But the past clings on: travelling from the airport to a recent investment conference, a taxi driver points out some of the local sights, including the building-cum-museum of the notorious 1980s drug trafficker, which has become a prime destination for so-called narcotourism, driven in part by the interest inspired by television shows like Narcos, based on the life of Escobar.

Now, however, local authorities are keen to polish up their image even further with Medellín mayor Federico Gutiérrez Zuluaga saying he wants to “tear down the symbol of violence” that is the Mónaco building, once the base of operations of Escobar, who at one time controlled almost all of the lucrative cocaine trade into the United States.

Once one of the world’s most-wanted drug traffickers, Escobar was notorious for having Colombian politicians and judges routinely and brutally killed. According to government estimates, Escobar, who was gunned down in 1993 at the age of 44, was responsible for more than 20,000 deaths.

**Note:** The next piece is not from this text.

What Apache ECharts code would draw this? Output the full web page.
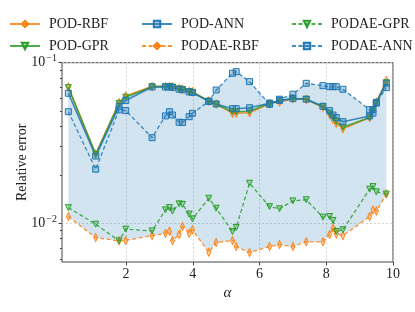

We are never going to deny our history; we are going to tell it how it is, from the victim’s side Medellín mayor Federico Gutiérrez Zuluaga

“Changing and removing these symbols of terror, of drug trafficking, is important in any society,” said Zuluaga, announcing his plans to destroy the Escobar building. “If you don’t tell the story, they tell the story for you,” he told journalists, referring to the city’s “dark past.”

“We are never going to deny our history; we are going to tell it how it is, from the side of the victims,” the mayor added, saying that the demolition of the Escobar headquarters was also a symbolic action signifying the “destruction of this illegal, mafia culture.”

For the site of the Mónaco building, located in the city’s El Poblado district, city authorities are planning a park honoring the thousands of victims of the drug trade including “civilians, police officers, soldiers, judges and many people who died in the era of violence,” according to Zuluaga.

Pablo Escobar with his son Juan Pablo in 1978.
Pablo Escobar with his son Juan Pablo in 1978.Courtesy of NICOLÁS ENTEL

The site will be “a symbol of the rebirth of Medellín, the politician said, adding that exhibition space would be set aside at the city’s Casa de la Memoria museum where “the real story can be told.”

There is a speed bump in the plans though. The site of the Mónaco building is currently controlled by Medellín’s security forces and plans were afoot to turn it into the head of police intelligence operations – a move opposed by Zuluaga. But the mayor says he now has the backing of police chief Jorge Hernando Nieto for his plans for a park. The two sides were now working through various “legal issues,” the mayor said.

English version by George Mills.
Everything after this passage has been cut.